Interfacial failure via encapsulation of external particulates in an outward-growing thermal oxide

A Cr₂O₃-forming Ni-base superalloy and this alloy coated with a Pt-modified aluminide coating were exposed to SiO₂ powder and cyclically oxidized at 950 °C. The uncoated alloy showed a considerable amount of spallation and buckling whereas the Pt-NiAl coated alloy remained protective throughout hundred 1 h-cycles. The interfacial failure is mainly ascribed to the increased thermal strain by the encapsulation of external SiO₂ particulates in an outward-growing Cr₂O₃ layer. However, the particles were not embedded in the thermally grown oxide of the Pt-NiAl coated alloy due to the slow inward-growing characteristics of Al₂O₃ scales. The buckling of the Cr₂O₃ scale with embedded SiO₂ was analyzed with (1) a classical buckling criterion using the instantaneous coefficients of thermal expansion of the constituents, and (2) finite element analyses (FEA) to estimate the local interfacial shear stresses.

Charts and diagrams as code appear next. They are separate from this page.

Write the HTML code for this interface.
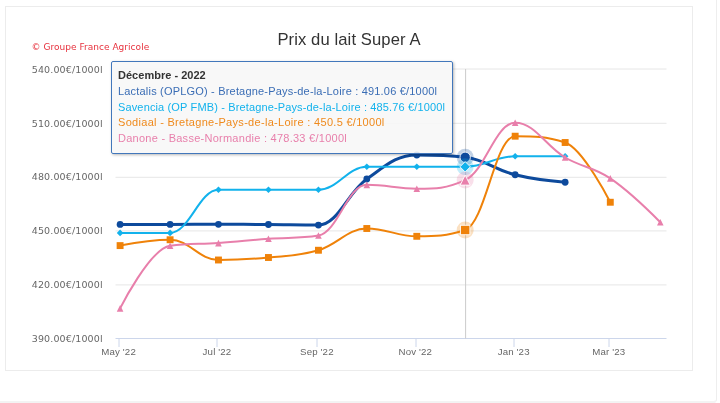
<!DOCTYPE html>
<html lang="fr"><head><meta charset="utf-8"><title>Prix du lait Super A</title>
<style>
html,body{margin:0;padding:0;background:#fff;}
body{width:720px;height:403px;overflow:hidden;position:relative;font-family:"Liberation Sans","DejaVu Sans",sans-serif;}
.card{position:absolute;left:-6px;top:-6px;width:722.8px;height:409.75px;border:1px solid #eeeeee;border-bottom:3px solid #f3f3f3;border-radius:5px;background:#fff;box-sizing:border-box;}
.chart{position:absolute;left:5px;top:5.5px;width:688px;height:365px;border:1px solid #ececec;box-sizing:border-box;background:#fff;}
.title{position:absolute;left:5.5px;width:687px;text-align:center;top:30px;letter-spacing:0.1px;font-size:16.6px;color:#333;white-space:nowrap;font-family:"Liberation Sans",sans-serif;}
.title span{display:inline-block;}
.credits{position:absolute;left:31.5px;top:42px;font-size:9px;line-height:11px;letter-spacing:0.03px;color:#e7323e;white-space:nowrap;font-family:"DejaVu Sans","Liberation Sans",sans-serif;}
.yl{position:absolute;right:617.3px;letter-spacing:0.13px;font-size:9.5px;line-height:12px;margin-top:-5.7px;color:#666;white-space:nowrap;font-family:"DejaVu Sans","Liberation Sans",sans-serif;}
.xl{position:absolute;top:346.3px;font-size:9.7px;letter-spacing:0.15px;line-height:12px;color:#666;white-space:nowrap;transform:translateX(-50%);font-family:"Liberation Sans",sans-serif;}
.tip{position:absolute;left:111px;top:61.4px;width:342px;height:93px;box-sizing:border-box;border:1px solid #4277bb;border-radius:2px;background:rgba(247,247,247,0.88);box-shadow:1px 1px 3px rgba(0,0,0,0.28);font-size:11px;font-family:"Liberation Sans",sans-serif;}
.tip div{position:absolute;left:6px;white-space:nowrap;line-height:14px;}
</style></head><body>
<div class="card"></div>
<div class="chart"></div>
<svg width="687" height="364" viewBox="5.5 6 687 364" style="position:absolute;left:5.5px;top:6px">
<path d="M 115 69.0 L 666 69.0" stroke="#e6e6e6" stroke-width="1" fill="none"/>
<path d="M 115 123.3 L 666 123.3" stroke="#e6e6e6" stroke-width="1" fill="none"/>
<path d="M 115 177.3 L 666 177.3" stroke="#e6e6e6" stroke-width="1" fill="none"/>
<path d="M 115 230.9 L 666 230.9" stroke="#e6e6e6" stroke-width="1" fill="none"/>
<path d="M 115 284.9 L 666 284.9" stroke="#e6e6e6" stroke-width="1" fill="none"/>
<path d="M 115 338.5 L 666 338.5" stroke="#ccd6eb" stroke-width="1" fill="none"/>
<path d="M 118.5 338.5 L 118.5 347" stroke="#ccd6eb" stroke-width="1" fill="none"/>
<path d="M 216.5 338.5 L 216.5 347" stroke="#ccd6eb" stroke-width="1" fill="none"/>
<path d="M 316.5 338.5 L 316.5 347" stroke="#ccd6eb" stroke-width="1" fill="none"/>
<path d="M 415.5 338.5 L 415.5 347" stroke="#ccd6eb" stroke-width="1" fill="none"/>
<path d="M 513.5 338.5 L 513.5 347" stroke="#ccd6eb" stroke-width="1" fill="none"/>
<path d="M 608.5 338.5 L 608.5 347" stroke="#ccd6eb" stroke-width="1" fill="none"/>
<path d="M 465.1 69.0 L 465.1 338.5" stroke="#cccccc" stroke-width="1" fill="none"/>
<path d="M 119.60 224.40 C 119.60 224.40 149.59 224.40 169.59 224.40 C 188.94 224.40 198.61 224.30 217.96 224.30 C 237.96 224.30 247.95 224.35 267.95 224.50 C 287.94 224.65 297.94 225.05 317.94 225.05 C 337.29 225.05 346.96 192.78 366.31 179.00 C 386.31 164.76 396.30 155.00 416.30 155.00 C 435.65 155.00 445.32 155.00 464.67 157.30 C 484.67 159.60 494.67 169.76 514.66 174.75 C 534.66 179.74 564.65 182.25 564.65 182.25" fill="none" stroke="#0d4a9c" stroke-width="3" stroke-linejoin="round" stroke-linecap="round"/>
<circle cx="464.67" cy="157.30" r="8.5" fill="#0d4a9c" fill-opacity="0.25"/>
<circle cx="119.60" cy="224.40" r="3.40" fill="#0d4a9c"/>
<circle cx="169.59" cy="224.40" r="3.40" fill="#0d4a9c"/>
<circle cx="217.96" cy="224.30" r="3.40" fill="#0d4a9c"/>
<circle cx="267.95" cy="224.50" r="3.40" fill="#0d4a9c"/>
<circle cx="317.94" cy="225.05" r="3.40" fill="#0d4a9c"/>
<circle cx="366.31" cy="179.00" r="3.40" fill="#0d4a9c"/>
<circle cx="416.30" cy="155.00" r="3.40" fill="#0d4a9c"/>
<circle cx="464.67" cy="157.30" r="5.20" fill="#0d4a9c" stroke="#ffffff" stroke-opacity="0.9" stroke-width="1"/>
<circle cx="514.66" cy="174.75" r="3.40" fill="#0d4a9c"/>
<circle cx="564.65" cy="182.25" r="3.40" fill="#0d4a9c"/>
<path d="M 119.60 232.90 C 119.60 232.90 149.59 232.90 169.59 232.90 C 188.94 232.90 198.61 189.80 217.96 189.80 C 237.96 189.80 247.95 189.80 267.95 189.80 C 287.94 189.80 297.94 189.80 317.94 189.80 C 337.29 189.80 346.96 166.70 366.31 166.70 C 386.31 166.70 396.30 166.80 416.30 166.80 C 435.65 166.80 445.32 166.80 464.67 166.80 C 484.67 166.80 494.67 156.30 514.66 156.30 C 534.66 156.30 564.65 156.30 564.65 156.30" fill="none" stroke="#12b2ec" stroke-width="2" stroke-linejoin="round" stroke-linecap="round"/>
<circle cx="464.67" cy="166.80" r="8.5" fill="#12b2ec" fill-opacity="0.25"/>
<path d="M 119.60 229.60 L 122.90 232.90 119.60 236.20 116.30 232.90 Z" fill="#12b2ec"/>
<path d="M 169.59 229.60 L 172.89 232.90 169.59 236.20 166.29 232.90 Z" fill="#12b2ec"/>
<path d="M 217.96 186.50 L 221.26 189.80 217.96 193.10 214.66 189.80 Z" fill="#12b2ec"/>
<path d="M 267.95 186.50 L 271.25 189.80 267.95 193.10 264.65 189.80 Z" fill="#12b2ec"/>
<path d="M 317.94 186.50 L 321.24 189.80 317.94 193.10 314.64 189.80 Z" fill="#12b2ec"/>
<path d="M 366.31 163.40 L 369.61 166.70 366.31 170.00 363.01 166.70 Z" fill="#12b2ec"/>
<path d="M 416.30 163.50 L 419.60 166.80 416.30 170.10 413.00 166.80 Z" fill="#12b2ec"/>
<path d="M 464.67 161.60 L 469.87 166.80 464.67 172.00 459.47 166.80 Z" fill="#12b2ec" stroke="#ffffff" stroke-opacity="0.9" stroke-width="1"/>
<path d="M 514.66 153.00 L 517.96 156.30 514.66 159.60 511.36 156.30 Z" fill="#12b2ec"/>
<path d="M 564.65 153.00 L 567.95 156.30 564.65 159.60 561.35 156.30 Z" fill="#12b2ec"/>
<path d="M 119.60 245.60 C 119.60 245.60 149.59 239.75 169.59 239.75 C 188.94 239.75 198.61 260.00 217.96 260.00 C 237.96 260.00 247.95 259.45 267.95 257.50 C 287.94 255.55 297.94 256.15 317.94 250.25 C 337.29 244.55 346.96 228.50 366.31 228.50 C 386.31 228.50 396.30 236.30 416.30 236.30 C 435.65 236.30 445.32 236.30 464.67 230.00 C 484.67 223.70 494.67 136.20 514.66 136.20 C 534.66 136.20 544.65 136.20 564.65 142.50 C 582.71 148.80 609.80 202.25 609.80 202.25" fill="none" stroke="#ef8209" stroke-width="2" stroke-linejoin="round" stroke-linecap="round"/>
<circle cx="464.67" cy="230.00" r="8.5" fill="#ef8209" fill-opacity="0.25"/>
<rect x="116.15" y="242.15" width="6.90" height="6.90" fill="#ef8209"/>
<rect x="166.14" y="236.30" width="6.90" height="6.90" fill="#ef8209"/>
<rect x="214.51" y="256.55" width="6.90" height="6.90" fill="#ef8209"/>
<rect x="264.50" y="254.05" width="6.90" height="6.90" fill="#ef8209"/>
<rect x="314.49" y="246.80" width="6.90" height="6.90" fill="#ef8209"/>
<rect x="362.86" y="225.05" width="6.90" height="6.90" fill="#ef8209"/>
<rect x="412.85" y="232.85" width="6.90" height="6.90" fill="#ef8209"/>
<rect x="459.97" y="225.30" width="9.40" height="9.40" fill="#ef8209" stroke="#ffffff" stroke-opacity="0.9" stroke-width="1"/>
<rect x="511.21" y="132.75" width="6.90" height="6.90" fill="#ef8209"/>
<rect x="561.20" y="139.05" width="6.90" height="6.90" fill="#ef8209"/>
<rect x="606.35" y="198.80" width="6.90" height="6.90" fill="#ef8209"/>
<path d="M 119.60 308.40 C 119.60 308.40 149.59 248.50 169.59 245.80 C 188.94 243.10 198.61 244.49 217.96 243.10 C 237.96 241.67 247.95 240.27 267.95 238.75 C 287.94 237.23 297.94 238.75 317.94 235.50 C 337.29 232.25 346.96 184.85 366.31 184.85 C 386.31 184.85 396.30 188.75 416.30 188.75 C 435.65 188.75 445.32 188.75 464.67 180.10 C 484.67 171.45 494.67 122.80 514.66 122.80 C 534.66 122.80 544.65 145.81 564.65 157.50 C 582.71 168.05 591.74 166.12 609.80 178.40 C 629.79 192.00 659.79 222.20 659.79 222.20" fill="none" stroke="#e87fab" stroke-width="2" stroke-linejoin="round" stroke-linecap="round"/>
<circle cx="464.67" cy="180.10" r="8.5" fill="#e87fab" fill-opacity="0.25"/>
<path d="M 119.60 305.10 L 122.90 311.70 116.30 311.70 Z" fill="#e87fab"/>
<path d="M 169.59 242.50 L 172.89 249.10 166.29 249.10 Z" fill="#e87fab"/>
<path d="M 217.96 239.80 L 221.26 246.40 214.66 246.40 Z" fill="#e87fab"/>
<path d="M 267.95 235.45 L 271.25 242.05 264.65 242.05 Z" fill="#e87fab"/>
<path d="M 317.94 232.20 L 321.24 238.80 314.64 238.80 Z" fill="#e87fab"/>
<path d="M 366.31 181.55 L 369.61 188.15 363.01 188.15 Z" fill="#e87fab"/>
<path d="M 416.30 185.45 L 419.60 192.05 413.00 192.05 Z" fill="#e87fab"/>
<path d="M 464.67 175.10 L 469.67 185.10 459.67 185.10 Z" fill="#e87fab" stroke="#ffffff" stroke-opacity="0.9" stroke-width="1"/>
<path d="M 514.66 119.50 L 517.96 126.10 511.36 126.10 Z" fill="#e87fab"/>
<path d="M 564.65 154.20 L 567.95 160.80 561.35 160.80 Z" fill="#e87fab"/>
<path d="M 609.80 175.10 L 613.10 181.70 606.50 181.70 Z" fill="#e87fab"/>
<path d="M 659.79 218.90 L 663.09 225.50 656.49 225.50 Z" fill="#e87fab"/>
</svg>
<div class="title"><span id="ttl">Prix du lait Super A</span></div>
<div class="credits" id="cr">© Groupe France Agricole</div>
<div class="yl" style="top:69.4px">540.00€/1000l</div><div class="yl" style="top:123.2px">510.00€/1000l</div><div class="yl" style="top:177.0px">480.00€/1000l</div><div class="yl" style="top:230.6px">450.00€/1000l</div><div class="yl" style="top:284.6px">420.00€/1000l</div><div class="yl" style="top:338.5px">390.00€/1000l</div>
<div class="xl" style="left:118.6px">May '22</div><div class="xl" style="left:217.0px">Jul '22</div><div class="xl" style="left:316.9px">Sep '22</div><div class="xl" style="left:415.3px">Nov '22</div><div class="xl" style="left:513.7px">Jan '23</div><div class="xl" style="left:608.8px">Mar '23</div>
<div class="tip">
<div id="t0" style="top:6px;letter-spacing:0.02px;color:#333;font-weight:bold">Décembre - 2022</div>
<div id="t1" style="letter-spacing:0.19px;top:21.6px;color:#3a6db5">Lactalis (OPLGO) - Bretagne-Pays-de-la-Loire : 491.06 €/1000l</div>
<div id="t2" style="letter-spacing:0.14px;top:37.2px;color:#12b2ec">Savencia (OP FMB) - Bretagne-Pays-de-la-Loire : 485.76 €/1000l</div>
<div id="t3" style="letter-spacing:0.30px;top:52.8px;color:#ef8a1d">Sodiaal - Bretagne-Pays-de-la-Loire : 450.5 €/1000l</div>
<div id="t4" style="letter-spacing:0.26px;top:68.4px;color:#e87fab">Danone - Basse-Normandie : 478.33 €/1000l</div>
</div>
</body></html>
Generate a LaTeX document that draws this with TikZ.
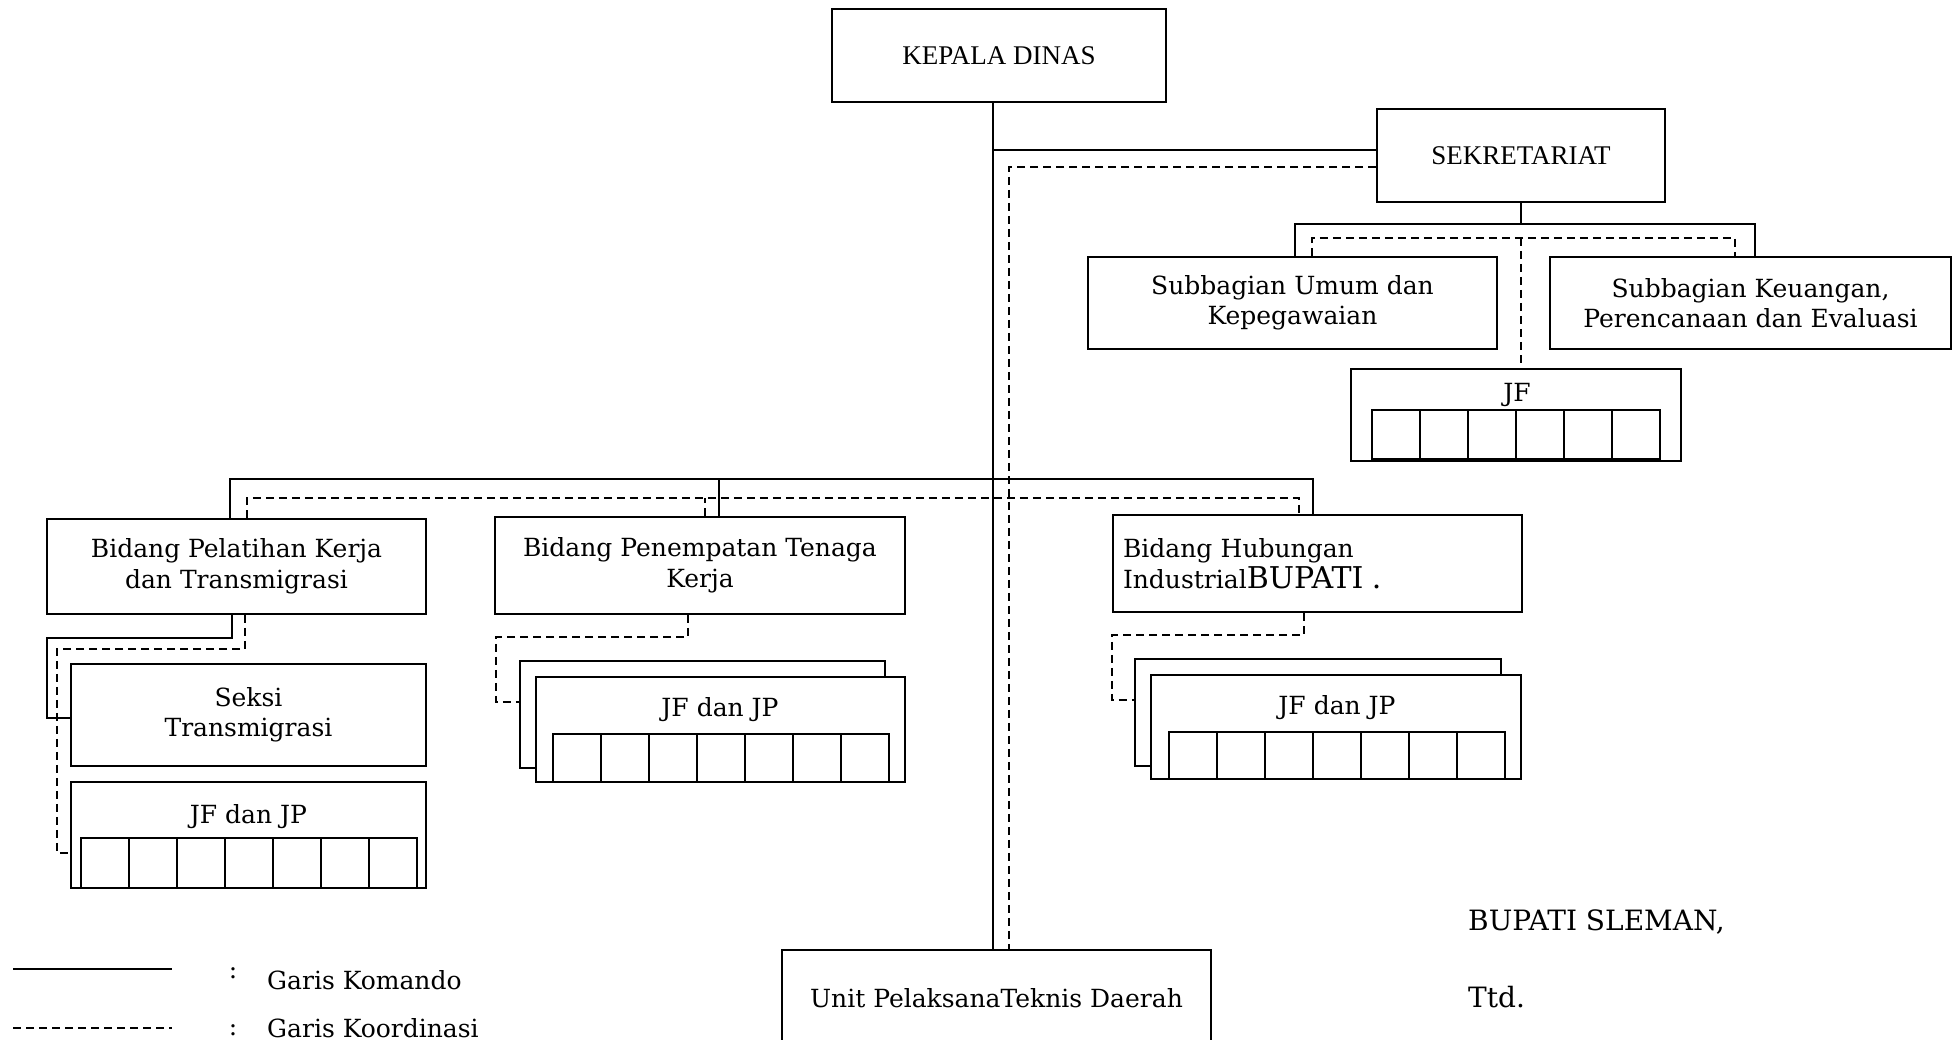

It turns out that the thermal strain with embedded SiO₂ is larger than the experimentally determined critical thermal strain (?_b) explaining the buckling of the oxide scale observed in the experiment. The FEA results demonstrate that local shear stresses at the metal/oxide interface are significantly amplified near the SiO₂ particles showing that the buckling of oxide can be readily initiated especially in the vicinity of the embedded particles.